生活在春秋末期还披着浓郁氏族气息的中国早期奴隶制向发达奴隶制转化变动时期的孔子,为了维护包括自身在内的贵族“士”的阶层不受冲击,对建立在原始巫术礼仪和神话基础上而被贵族奉若神明的一整套典章、制度、规范、仪节等“周礼”很是企羡。他说:“周监于二代,郁郁乎文哉,吾从周。”(《论语&八佾》,下引《论语》只注篇名)孔子非常景仰尊尚尧、舜等圣人的为人以及尧、舜的时代,“大哉,尧之为君也!巍巍乎,唯天为大,唯尧则之。荡荡乎,民不能名焉。巍巍乎,其有成功也。焕乎,其有文章。”(《泰伯》)但是,孔子所生活的已经是“周室微而礼乐废,诗书缺”(《史记&孔子世家》)的时代,发达的奴隶制不断扬弃早期奴隶制时期的礼仪,加之当时众多氏族国家相继兼并吞服,动荡的社会连传统贵族起码的地位、财产甚而生命都难以保住,“民恶其上”,(《国语&周语》)何谈礼仪?故而,孔子要代表贵族出来维护当时的局面,哪怕站在保守、落后的阵营里。但孔子是深谙中国百姓的心态的。他知晓“民散久矣”(《子路》)的政局已无可挽救,因此就竭力用文化的力量来维护“周礼”。
孔子维护“周礼”是极认真的,几乎达到了什么人也不能动弹它一下的地步。季氏以大夫的身份窃用天子的礼乐,“八佾舞于庭”,孔子知道后颇为愤慨,警告说:“是可忍也,孰不可忍也。”(《八佾》)在孔子的一生中,除了尊尚尧、舜和周公这些圣人之外,最钦佩的人要数管仲了。他不但赞扬管仲“仁”,而且还说:“微管仲,吾其被发左衽矣。”但就是因为管仲“邦君树塞门,管氏亦树塞门。邦君为两君之好,有反坫,管氏亦有反坫”(同上)而被孔子指责为不知“礼”。其实,所谓“塞门”、“反坫”之类,只不过是封建制度中国君才能有的一种礼仪设施,就有如现今的屏风和土堆。管仲造了“塞门”、“反坫”,在孔子的心目中自然是大逆不道,既违反了传统又超越了等级,所以要谴责他不知礼。这足见孔子“从周”的痴迷程度!

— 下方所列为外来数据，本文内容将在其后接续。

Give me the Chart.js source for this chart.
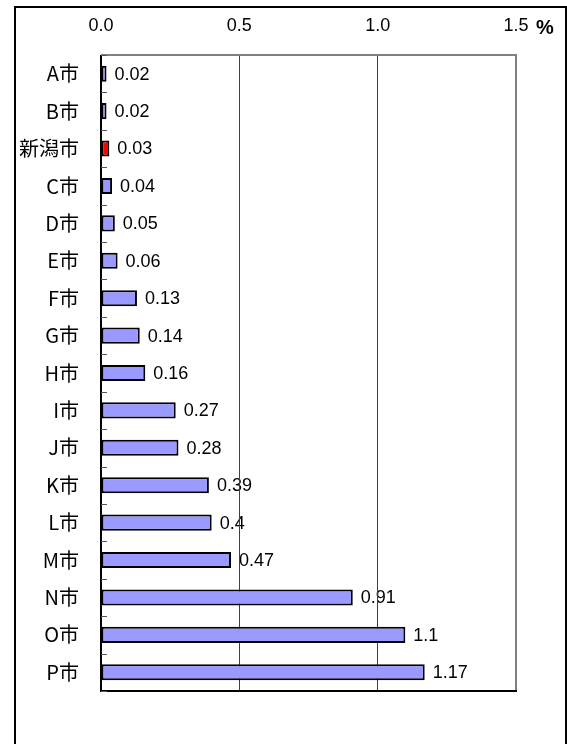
<!DOCTYPE html>
<html>
<head>
<meta charset="utf-8">
<script src="https://cdn.jsdelivr.net/npm/chart.js@4"></script>
<style>
    html, body { margin: 0; padding: 0; background: #fff; }
    .wrap { position: relative; width: 567px; height: 744px; overflow: hidden; }
    .frame { position: absolute; left: 14px; top: 6px; width: 553px; height: 800px; box-sizing: border-box; border: 2px solid #000; border-bottom: none; }
    canvas { position: absolute; left: 0; top: 0; }
</style>
</head>
<body>
<div class="wrap">
    <div class="frame"></div>
    <canvas id="chart" width="567" height="744"></canvas>
</div>
<script>
// data
const cities = ['A市', 'B市', '新潟市', 'C市', 'D市', 'E市', 'F市', 'G市', 'H市', 'I市', 'J市', 'K市', 'L市', 'M市', 'N市', 'O市', 'P市'];
const rates = [0.02, 0.02, 0.03, 0.04, 0.05, 0.06, 0.13, 0.14, 0.16, 0.27, 0.28, 0.39, 0.4, 0.47, 0.91, 1.1, 1.17];
const xTicks = [0.0, 0.5, 1.0, 1.5];
const unitLabel = '%';
const highlight = '新潟市';

const numFont = '"Liberation Sans", Arial, sans-serif';
const jpFont = '"Noto Sans CJK JP", sans-serif';

// value labels go under the gridlines, like the original
const valueLabels = {
    id: 'valueLabels',
    beforeDraw(chart) {
        const ctx = chart.ctx;
        const meta = chart.getDatasetMeta(0);
        ctx.save();
        ctx.fillStyle = '#000';
        ctx.font = '18px ' + numFont;
        ctx.textAlign = 'left';
        ctx.textBaseline = 'middle';
        meta.data.forEach((bar, i) => {
            ctx.fillText(String(rates[i]), bar.x + 8, bar.y + 1);
        });
        ctx.restore();
    }
};

// plot frame, category ticks and the unit label
const frame = {
    id: 'frame',
    afterDatasetsDraw(chart) {
        const { ctx, chartArea: a, scales } = chart;
        ctx.save();
        ctx.lineWidth = 2;
        ctx.strokeStyle = '#808080';
        ctx.beginPath();
        ctx.moveTo(a.left, a.top);
        ctx.lineTo(a.right, a.top);
        ctx.lineTo(a.right, a.bottom);
        ctx.stroke();
        ctx.strokeStyle = '#000';
        ctx.beginPath();
        ctx.moveTo(a.right + 1, a.bottom);
        ctx.lineTo(a.left, a.bottom);
        ctx.lineTo(a.left, a.top);
        ctx.stroke();

        ctx.lineWidth = 1;
        ctx.strokeStyle = '#555';
        ctx.beginPath();
        for (let i = 0; i <= cities.length; i++) {
            const y = Math.round(scales.y.getPixelForValue(i - 0.5)) + 0.5;
            ctx.moveTo(a.left, y);
            ctx.lineTo(a.left + 6, y);
        }
        ctx.stroke();

        ctx.fillStyle = '#000';
        ctx.font = 'bold 20px ' + numFont;
        ctx.textAlign = 'center';
        ctx.textBaseline = 'middle';
        ctx.fillText(unitLabel, a.right + 29, 28);
        ctx.restore();
    }
};

new Chart(document.getElementById('chart'), {
    type: 'bar',
    data: {
        labels: cities,
        datasets: [{
            data: rates,
            backgroundColor: cities.map(c => c === highlight ? '#ff0000' : '#9999ff'),
            borderColor: '#000',
            borderWidth: 2,
            borderSkipped: false,
            barPercentage: 0.43,
            categoryPercentage: 1
        }]
    },
    options: {
        indexAxis: 'y',
        responsive: false,
        animation: false,
        layout: { padding: { left: 0, top: 0, right: 51, bottom: 53 } },
        plugins: { legend: { display: false }, tooltip: { enabled: false } },
        scales: {
            x: {
                position: 'top',
                min: xTicks[0],
                max: xTicks[xTicks.length - 1],
                afterBuildTicks: s => { s.ticks = xTicks.map(v => ({ value: v })); },
                afterFit: s => { s.height = 55; },
                border: { display: false },
                grid: {
                    drawTicks: false,
                    lineWidth: 1,
                    color: ctx => (ctx.tick && (ctx.tick.value === xTicks[0] || ctx.tick.value === xTicks[xTicks.length - 1])) ? 'rgba(0,0,0,0)' : '#404040'
                },
                ticks: {
                    padding: 18,
                    color: '#000',
                    font: { family: numFont, size: 18 },
                    callback: v => Number(v).toFixed(1)
                }
            },
            y: {
                afterFit: s => { s.width = 101; },
                border: { display: false },
                grid: { display: false, offset: true },
                ticks: {
                    padding: 14,
                    color: '#000',
                    font: { family: jpFont, size: 20 }
                }
            }
        }
    },
    plugins: [valueLabels, frame]
});
</script>
</body>
</html>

但是,事实已经无情地证明了因革于夏礼和殷礼的“周礼”即使比较完善,但也有许许多多的弊病。孔子在把“周礼”视为维护等级制度的重要手段和区别华夷的标志的同时,也不得不痛楚地承认“周礼”的缺陷,“殷于夏礼,所损益,可知也;周因于殷礼,所损益,可知也;其或继周者,虽百世,可知也。”(《为政》)这就是说,孔子在维护“周礼”的同时出于现实的残酷逼迫而主张有所“损益”。《左传》昭公二年说:“周礼尽在鲁。”孔子则认为“齐一变至于鲁,鲁一变至于道”。(《雍也》)因而,孔子认识到了只有将“周礼”进行“损益”才能“至于道”。孔子要将“周礼”怎样“损益”才能“至于道”?或曰“周礼”哪一部分可以“损益”,哪一部分不能“损益”?孔子并没有明确的答复。但孔子却又确实对“周礼”进行了“损益”,并阐述了他的鲜明态度:“麻冕,礼也;今也纯,俭,吾从众。拜下,礼也;今拜乎上,泰也。虽违众,吾从下。”(《子罕》)孔子是这样说的也是这样做的。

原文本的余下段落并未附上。